A boiler is a closed vessel in which water or other fluid is heated under pressure. The fluid is then circulated out of the boiler for use in various processes or heating applications.
A furnace is used to heat up raw materials in order to produce a particular product.
Fuel flows into the burner and is burnt with air provided from an air blower. The flames heat up the tubes, which in turn heat the fluid inside in the part of the furnace known as the radiant section. In the chamber where combustion takes place, known as the firebox, the heat is transferred mainly by radiation to tubes around the fire in the chamber. The heating fluid passes through the tubes and is thus heated to the desired temperature.
The convection section is located above the radiant section where it is cooler to recover additional heat. Heat transfer takes place by convection here, and the tubes are finned to increase heat transfer.
Chemical reactors are vessels designed to contain chemical reactions. They combine raw materials with a catalyst. A catalyst is a substance that causes or accelerates a chemical reaction without itself being affected. A basic reactor includes a shell, a heating or cooling device, two or more product inlet ports and one outlet port. Some reactors may also have a mixer.

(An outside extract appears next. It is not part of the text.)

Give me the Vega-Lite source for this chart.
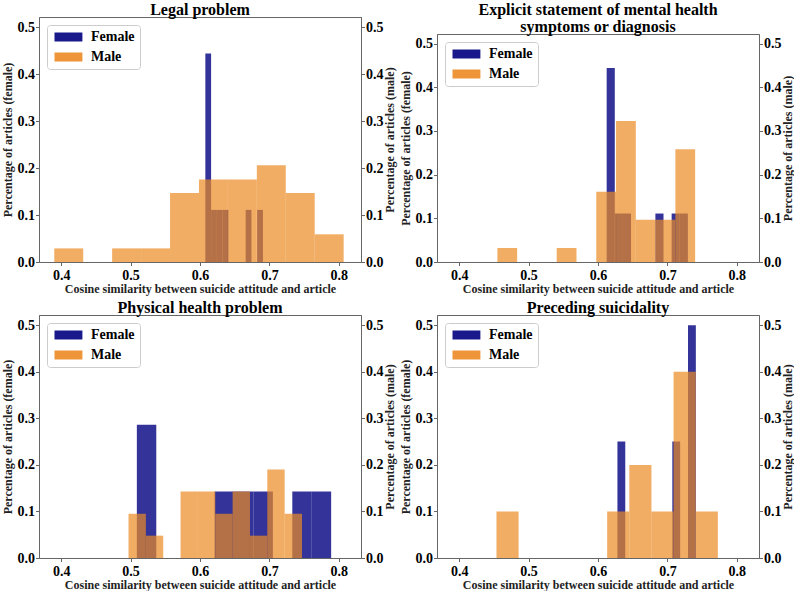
{
  "$schema": "https://vega.github.io/schema/vega-lite/v6.json",
  "padding": {"left": 0, "top": 0, "right": 0, "bottom": 0},
  "background": "white",
  "datasets": {
    "h": [
      {"panel": "legal", "sex": "Female", "x0": 0.6077, "x1": 0.6160, "pct": 0.444},
      {"panel": "legal", "sex": "Female", "x0": 0.6160, "x1": 0.6243, "pct": 0.111},
      {"panel": "legal", "sex": "Female", "x0": 0.6243, "x1": 0.6326, "pct": 0.111},
      {"panel": "legal", "sex": "Female", "x0": 0.6326, "x1": 0.6409, "pct": 0.111},
      {"panel": "legal", "sex": "Female", "x0": 0.6658, "x1": 0.6741, "pct": 0.111},
      {"panel": "legal", "sex": "Female", "x0": 0.6824, "x1": 0.6907, "pct": 0.111},
      {"panel": "legal", "sex": "Male", "x0": 0.3900, "x1": 0.4317, "pct": 0.029},
      {"panel": "legal", "sex": "Male", "x0": 0.4734, "x1": 0.5151, "pct": 0.029},
      {"panel": "legal", "sex": "Male", "x0": 0.5151, "x1": 0.5568, "pct": 0.029},
      {"panel": "legal", "sex": "Male", "x0": 0.5568, "x1": 0.5985, "pct": 0.147},
      {"panel": "legal", "sex": "Male", "x0": 0.5985, "x1": 0.6402, "pct": 0.176},
      {"panel": "legal", "sex": "Male", "x0": 0.6402, "x1": 0.6819, "pct": 0.176},
      {"panel": "legal", "sex": "Male", "x0": 0.6819, "x1": 0.7236, "pct": 0.206},
      {"panel": "legal", "sex": "Male", "x0": 0.7236, "x1": 0.7653, "pct": 0.147},
      {"panel": "legal", "sex": "Male", "x0": 0.7653, "x1": 0.8070, "pct": 0.059},

      {"panel": "mental", "sex": "Female", "x0": 0.6125, "x1": 0.6242, "pct": 0.444},
      {"panel": "mental", "sex": "Female", "x0": 0.6242, "x1": 0.6359, "pct": 0.111},
      {"panel": "mental", "sex": "Female", "x0": 0.6359, "x1": 0.6476, "pct": 0.111},
      {"panel": "mental", "sex": "Female", "x0": 0.6827, "x1": 0.6944, "pct": 0.111},
      {"panel": "mental", "sex": "Female", "x0": 0.7061, "x1": 0.7178, "pct": 0.111},
      {"panel": "mental", "sex": "Female", "x0": 0.7178, "x1": 0.7295, "pct": 0.111},
      {"panel": "mental", "sex": "Male", "x0": 0.4550, "x1": 0.4835, "pct": 0.032},
      {"panel": "mental", "sex": "Male", "x0": 0.5405, "x1": 0.5690, "pct": 0.032},
      {"panel": "mental", "sex": "Male", "x0": 0.5975, "x1": 0.6260, "pct": 0.161},
      {"panel": "mental", "sex": "Male", "x0": 0.6260, "x1": 0.6545, "pct": 0.323},
      {"panel": "mental", "sex": "Male", "x0": 0.6545, "x1": 0.6830, "pct": 0.097},
      {"panel": "mental", "sex": "Male", "x0": 0.6830, "x1": 0.7115, "pct": 0.097},
      {"panel": "mental", "sex": "Male", "x0": 0.7115, "x1": 0.7400, "pct": 0.258},

      {"panel": "physical", "sex": "Female", "x0": 0.509, "x1": 0.537, "pct": 0.286},
      {"panel": "physical", "sex": "Female", "x0": 0.621, "x1": 0.649, "pct": 0.143},
      {"panel": "physical", "sex": "Female", "x0": 0.649, "x1": 0.677, "pct": 0.143},
      {"panel": "physical", "sex": "Female", "x0": 0.677, "x1": 0.705, "pct": 0.143},
      {"panel": "physical", "sex": "Female", "x0": 0.733, "x1": 0.761, "pct": 0.143},
      {"panel": "physical", "sex": "Female", "x0": 0.761, "x1": 0.789, "pct": 0.143},
      {"panel": "physical", "sex": "Male", "x0": 0.497, "x1": 0.522, "pct": 0.095},
      {"panel": "physical", "sex": "Male", "x0": 0.522, "x1": 0.547, "pct": 0.048},
      {"panel": "physical", "sex": "Male", "x0": 0.572, "x1": 0.597, "pct": 0.143},
      {"panel": "physical", "sex": "Male", "x0": 0.597, "x1": 0.622, "pct": 0.143},
      {"panel": "physical", "sex": "Male", "x0": 0.622, "x1": 0.647, "pct": 0.095},
      {"panel": "physical", "sex": "Male", "x0": 0.647, "x1": 0.672, "pct": 0.143},
      {"panel": "physical", "sex": "Male", "x0": 0.672, "x1": 0.697, "pct": 0.048},
      {"panel": "physical", "sex": "Male", "x0": 0.697, "x1": 0.722, "pct": 0.190},
      {"panel": "physical", "sex": "Male", "x0": 0.722, "x1": 0.747, "pct": 0.095},

      {"panel": "preceding", "sex": "Female", "x0": 0.6280, "x1": 0.6393, "pct": 0.25},
      {"panel": "preceding", "sex": "Female", "x0": 0.7071, "x1": 0.7184, "pct": 0.25},
      {"panel": "preceding", "sex": "Female", "x0": 0.7297, "x1": 0.7410, "pct": 0.5},
      {"panel": "preceding", "sex": "Male", "x0": 0.4537, "x1": 0.4856, "pct": 0.1},
      {"panel": "preceding", "sex": "Male", "x0": 0.6132, "x1": 0.6451, "pct": 0.1},
      {"panel": "preceding", "sex": "Male", "x0": 0.6451, "x1": 0.6770, "pct": 0.2},
      {"panel": "preceding", "sex": "Male", "x0": 0.6770, "x1": 0.7089, "pct": 0.1},
      {"panel": "preceding", "sex": "Male", "x0": 0.7089, "x1": 0.7408, "pct": 0.4},
      {"panel": "preceding", "sex": "Male", "x0": 0.7408, "x1": 0.7727, "pct": 0.1}
    ]
  },
  "config": {
    "view": {"stroke": "#666666", "strokeWidth": 1},
    "axis": {
      "labelFont": "Liberation Serif", "labelFontWeight": "bold", "labelFontSize": 14, "labelColor": "#000000",
      "titleFont": "Liberation Serif", "titleFontWeight": "bold", "titleFontSize": 12, "titleColor": "#222222",
      "domainColor": "#666666", "tickColor": "#666666", "tickSize": 3.5, "grid": false
    },
    "axisX": {"labelPadding": 3, "titlePadding": 1},
    "axisY": {"labelPadding": 1, "titlePadding": 3},
    "title": {"font": "Liberation Serif", "fontSize": 16, "fontWeight": "bold", "color": "#000000", "offset": -1, "anchor": "middle", "lineHeight": 17},
    "legend": {
      "orient": "top-left", "offset": 8, "title": null,
      "symbolType": "M-1,-1H5.2V1H-1Z", "symbolSize": 81, "symbolOpacity": 0.9, "symbolStrokeWidth": 0,
      "labelFont": "Liberation Serif", "labelFontWeight": "bold", "labelFontSize": 14, "labelColor": "#000000",
      "labelOffset": 25, "strokeColor": "#cccccc", "fillColor": "#ffffff", "padding": 5, "cornerRadius": 3, "rowPadding": 6
    }
  },
  "resolve": {"scale": {"color": "independent"}, "legend": {"color": "independent"}},
  "columns": 2,
  "align": "none",
  "spacing": {"row": 0, "column": 2},
  "concat": [
    {"data": {"values": []}, "mark": "point", "width": 1, "height": 1, "view": {"stroke": null}},
    {"data": {"values": []}, "mark": "point", "width": 1, "height": 1, "view": {"stroke": null}},
    {
      "spacing": 4,
      "resolve": {"scale": {"color": "independent"}, "legend": {"color": "independent"}},
      "vconcat": [
        {
          "title": {"text": "Legal problem"},
          "width": 322, "height": 245,
          "data": {"name": "h"},
          "transform": [{"filter": "datum.panel === 'legal'"}],
          "resolve": {"scale": {"y": "independent"}},
          "layer": [
            {
              "transform": [{"filter": "datum.sex === 'Female'"}],
              "mark": {"type": "bar", "opacity": 0.8},
              "encoding": {
                "x": {"field": "x0", "type": "quantitative", "scale": {"domain": [0.368, 0.832], "nice": false, "zero": false}, "axis": {"values": [0.4, 0.5, 0.6, 0.7, 0.8], "format": ".1f", "title": "Cosine similarity between suicide attitude and article"}},
                "x2": {"field": "x1"},
                "y": {"field": "pct", "type": "quantitative", "stack": null, "scale": {"domain": [0, 0.522], "nice": false}, "axis": {"orient": "left", "values": [0, 0.1, 0.2, 0.3, 0.4, 0.5], "format": ".1f", "title": "Percentage of articles (female)"}},
                "y2": {"datum": 0},
                "color": {"field": "sex", "type": "nominal", "scale": {"domain": ["Female", "Male"], "range": ["#000080", "#eb8a22"]}}
              }
            },
            {
              "transform": [{"filter": "datum.sex === 'Male'"}],
              "mark": {"type": "bar", "opacity": 0.7},
              "encoding": {
                "x": {"field": "x0", "type": "quantitative"},
                "x2": {"field": "x1"},
                "y": {"field": "pct", "type": "quantitative", "stack": null, "scale": {"domain": [0, 0.522], "nice": false}, "axis": {"orient": "right", "values": [0, 0.1, 0.2, 0.3, 0.4, 0.5], "format": ".1f", "title": "Percentage of articles (male)", "titleAngle": 270, "titleBaseline": "top", "titlePadding": 1}},
                "y2": {"datum": 0},
                "color": {"field": "sex", "type": "nominal", "scale": {"domain": ["Female", "Male"], "range": ["#000080", "#eb8a22"]}}
              }
            }
          ]
        },
        {
          "title": {"text": "Physical health problem"},
          "width": 322, "height": 243,
          "data": {"name": "h"},
          "transform": [{"filter": "datum.panel === 'physical'"}],
          "resolve": {"scale": {"y": "independent"}},
          "layer": [
            {
              "transform": [{"filter": "datum.sex === 'Female'"}],
              "mark": {"type": "bar", "opacity": 0.8},
              "encoding": {
                "x": {"field": "x0", "type": "quantitative", "scale": {"domain": [0.368, 0.832], "nice": false, "zero": false}, "axis": {"values": [0.4, 0.5, 0.6, 0.7, 0.8], "format": ".1f", "title": "Cosine similarity between suicide attitude and article"}},
                "x2": {"field": "x1"},
                "y": {"field": "pct", "type": "quantitative", "stack": null, "scale": {"domain": [0, 0.522], "nice": false}, "axis": {"orient": "left", "values": [0, 0.1, 0.2, 0.3, 0.4, 0.5], "format": ".1f", "title": "Percentage of articles (female)"}},
                "y2": {"datum": 0},
                "color": {"field": "sex", "type": "nominal", "scale": {"domain": ["Female", "Male"], "range": ["#000080", "#eb8a22"]}}
              }
            },
            {
              "transform": [{"filter": "datum.sex === 'Male'"}],
              "mark": {"type": "bar", "opacity": 0.7},
              "encoding": {
                "x": {"field": "x0", "type": "quantitative"},
                "x2": {"field": "x1"},
                "y": {"field": "pct", "type": "quantitative", "stack": null, "scale": {"domain": [0, 0.522], "nice": false}, "axis": {"orient": "right", "values": [0, 0.1, 0.2, 0.3, 0.4, 0.5], "format": ".1f", "title": "Percentage of articles (male)", "titleAngle": 270, "titleBaseline": "top", "titlePadding": 1}},
                "y2": {"datum": 0},
                "color": {"field": "sex", "type": "nominal", "scale": {"domain": ["Female", "Male"], "range": ["#000080", "#eb8a22"]}}
              }
            }
          ]
        }
      ]
    },
    {
      "spacing": 4,
      "resolve": {"scale": {"color": "independent"}, "legend": {"color": "independent"}},
      "vconcat": [
        {
          "title": {"text": ["Explicit statement of mental health", "symptoms or diagnosis"]},
          "width": 322, "height": 228,
          "data": {"name": "h"},
          "transform": [{"filter": "datum.panel === 'mental'"}],
          "resolve": {"scale": {"y": "independent"}},
          "layer": [
            {
              "transform": [{"filter": "datum.sex === 'Female'"}],
              "mark": {"type": "bar", "opacity": 0.8},
              "encoding": {
                "x": {"field": "x0", "type": "quantitative", "scale": {"domain": [0.368, 0.832], "nice": false, "zero": false}, "axis": {"values": [0.4, 0.5, 0.6, 0.7, 0.8], "format": ".1f", "title": "Cosine similarity between suicide attitude and article"}},
                "x2": {"field": "x1"},
                "y": {"field": "pct", "type": "quantitative", "stack": null, "scale": {"domain": [0, 0.522], "nice": false}, "axis": {"orient": "left", "values": [0, 0.1, 0.2, 0.3, 0.4, 0.5], "format": ".1f", "title": "Percentage of articles (female)"}},
                "y2": {"datum": 0},
                "color": {"field": "sex", "type": "nominal", "scale": {"domain": ["Female", "Male"], "range": ["#000080", "#eb8a22"]}}
              }
            },
            {
              "transform": [{"filter": "datum.sex === 'Male'"}],
              "mark": {"type": "bar", "opacity": 0.7},
              "encoding": {
                "x": {"field": "x0", "type": "quantitative"},
                "x2": {"field": "x1"},
                "y": {"field": "pct", "type": "quantitative", "stack": null, "scale": {"domain": [0, 0.522], "nice": false}, "axis": {"orient": "right", "values": [0, 0.1, 0.2, 0.3, 0.4, 0.5], "format": ".1f", "title": "Percentage of articles (male)", "titleAngle": 270, "titleBaseline": "top", "titlePadding": 1}},
                "y2": {"datum": 0},
                "color": {"field": "sex", "type": "nominal", "scale": {"domain": ["Female", "Male"], "range": ["#000080", "#eb8a22"]}}
              }
            }
          ]
        },
        {
          "title": {"text": "Preceding suicidality"},
          "width": 322, "height": 243,
          "data": {"name": "h"},
          "transform": [{"filter": "datum.panel === 'preceding'"}],
          "resolve": {"scale": {"y": "independent"}},
          "layer": [
            {
              "transform": [{"filter": "datum.sex === 'Female'"}],
              "mark": {"type": "bar", "opacity": 0.8},
              "encoding": {
                "x": {"field": "x0", "type": "quantitative", "scale": {"domain": [0.368, 0.832], "nice": false, "zero": false}, "axis": {"values": [0.4, 0.5, 0.6, 0.7, 0.8], "format": ".1f", "title": "Cosine similarity between suicide attitude and article"}},
                "x2": {"field": "x1"},
                "y": {"field": "pct", "type": "quantitative", "stack": null, "scale": {"domain": [0, 0.522], "nice": false}, "axis": {"orient": "left", "values": [0, 0.1, 0.2, 0.3, 0.4, 0.5], "format": ".1f", "title": "Percentage of articles (female)"}},
                "y2": {"datum": 0},
                "color": {"field": "sex", "type": "nominal", "scale": {"domain": ["Female", "Male"], "range": ["#000080", "#eb8a22"]}}
              }
            },
            {
              "transform": [{"filter": "datum.sex === 'Male'"}],
              "mark": {"type": "bar", "opacity": 0.7},
              "encoding": {
                "x": {"field": "x0", "type": "quantitative"},
                "x2": {"field": "x1"},
                "y": {"field": "pct", "type": "quantitative", "stack": null, "scale": {"domain": [0, 0.522], "nice": false}, "axis": {"orient": "right", "values": [0, 0.1, 0.2, 0.3, 0.4, 0.5], "format": ".1f", "title": "Percentage of articles (male)", "titleAngle": 270, "titleBaseline": "top", "titlePadding": 1}},
                "y2": {"datum": 0},
                "color": {"field": "sex", "type": "nominal", "scale": {"domain": ["Female", "Male"], "range": ["#000080", "#eb8a22"]}}
              }
            }
          ]
        }
      ]
    }
  ]
}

Industrial distillation is typically performed in large, vertical cylindrical columns known as “distillation towers” or “distillation columns”. Distillation uses boiling points to separate different substances from each other. As the product begins to vaporize, the lighter particles rise with the lightest being released out the top. After leaving the column, the vapor is passed over the cooling coils of a condenser. Once condensed it is collected in an accumulator. While part of this is sent to storage, the remainder is returned to the tower as reflux.